Within the U.S. Marine Corps, these missions were typically assigned to Marine Recon, especially Force Recon, units assigned to corps-level (i.e., Marine Expeditionary Force (MEF)) level, as opposed to the Battalion Recon units answering to battalion commanders.
Beginning in February 1969, all LRRPs were folded into the newly-formed 75th Rangers, bringing back operational Ranger units. The Army had disbanded Ranger units after Korea, but kept Ranger school, on the theory that spreading Ranger School graduates throughout the Army would improve overall performance.

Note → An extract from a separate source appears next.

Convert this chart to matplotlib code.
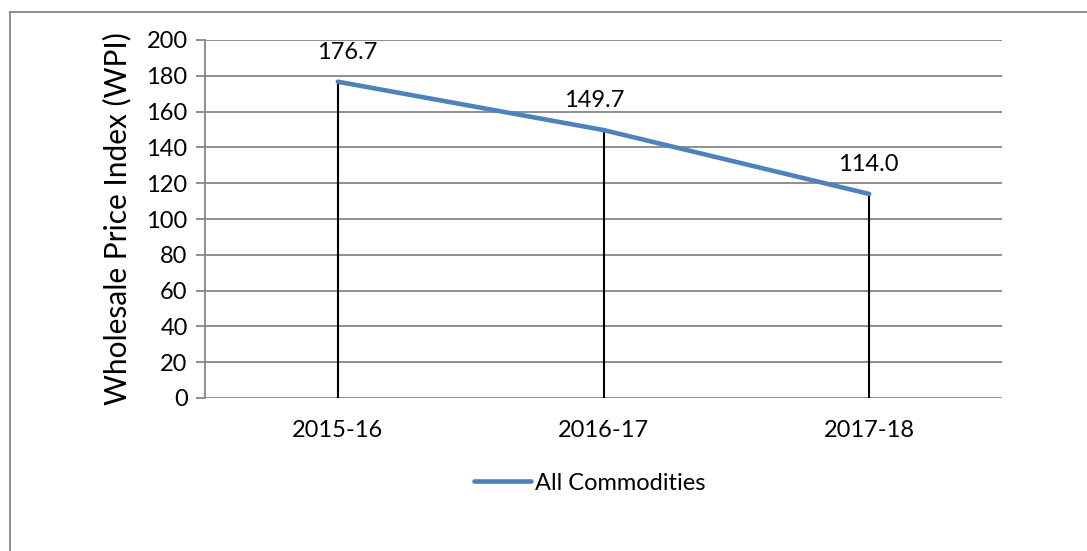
import matplotlib
matplotlib.use("Agg")
import matplotlib.pyplot as plt
from matplotlib.lines import Line2D

plt.rcParams['font.family'] = ['Lato', 'DejaVu Sans']

categories = ["2015-16", "2016-17", "2017-18"]
values = [176.7, 149.7, 114.0]
value_labels = ["176.7", "149.7", "114.0"]
label_dx = [7, -7, -1]  # small horizontal nudges of data labels (points)
series_name = "All Commodities"
yticks = [0, 20, 40, 60, 80, 100, 120, 140, 160, 180, 200]

fig = plt.figure(figsize=(10.87, 5.51), dpi=100)
ax = fig.add_axes([205/1087, 1-398/551, (1002-205)/1087, (398-40)/551])

x = list(range(len(categories)))
ax.set_xlim(-0.5, len(categories) - 0.5)
ax.set_ylim(0, 200)
ax.set_yticks(yticks)
ax.grid(axis='y', color='#868686', linewidth=1.3)
ax.set_axisbelow(True)

ax.vlines(x, 0, values, color='black', linewidth=1.5, zorder=2)
ax.plot(x, values, color='#4F81BD', linewidth=3.3, solid_capstyle='round', zorder=3)

for xi, v, lab, dx in zip(x, values, value_labels, label_dx):
    ax.annotate(lab, (xi, v), xytext=(dx, 21), textcoords='offset points',
                ha='center', va='center', fontsize=17, color='black')

ax.set_xticks(x)
ax.set_xticklabels(categories, fontsize=17)
ax.tick_params(axis='x', length=0, pad=16)
ax.tick_params(axis='y', length=6.5, color='#868686', width=1.3, labelsize=17, pad=6)
for s in ['top', 'right', 'bottom']:
    ax.spines[s].set_visible(False)
ax.spines['left'].set_color('#868686')
ax.spines['left'].set_linewidth(1.3)

ax.set_ylabel("Wholesale Price Index (WPI)", fontsize=21.5, labelpad=11)

handle = Line2D([0], [0], color='#4F81BD', linewidth=3.3, solid_capstyle='round')
fig.legend([handle], [series_name], loc='center', bbox_to_anchor=(590/1087, 1-483/551),
           frameon=False, fontsize=17, handlelength=2.4, handletextpad=0.2)

# outer chart border (top and left visible)
fig.add_artist(Line2D([10/1087, 1], [1-12/551, 1-12/551], color='#868686', linewidth=1.3,
                      transform=fig.transFigure))
fig.add_artist(Line2D([10/1087, 10/1087], [0, 1-12/551], color='#868686', linewidth=1.3,
                      transform=fig.transFigure))

fig.savefig("out.png", dpi=100)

General Westmoreland became commander of the American forces in the Vietnam War in 1964. He ordered his pet project, the creation of a MACV Recondo school in 1966 to replace Project LEAPING LENA, later Project DELTA that consisted of 5th Special Forces Group instructors who trained American soldiers and Marines as well as members of other Allied forces in Long Range Reconnaissance Patrol tactics.
The course required a high level of physical fitness and concluded with an actual combat patrol prior to completion of the course to demonstrate the students' knowledge and capabilities.
A U.S. Marine military intelligence officer remarked that the Recondo school produced "Junior Rangers" where everyone had the opportunity to earn a Recondo patch. The Officer felt that the Marine equivalent was boot camp where everyone who made it through earned the Eagle, Globe, and Anchor.
The 20 day course had a failure rate of one third and was disbanded once General Westmoreland was replaced by General Creighton Abrams in 1970. The course graduated over 3,000 American and 333 Allied troops.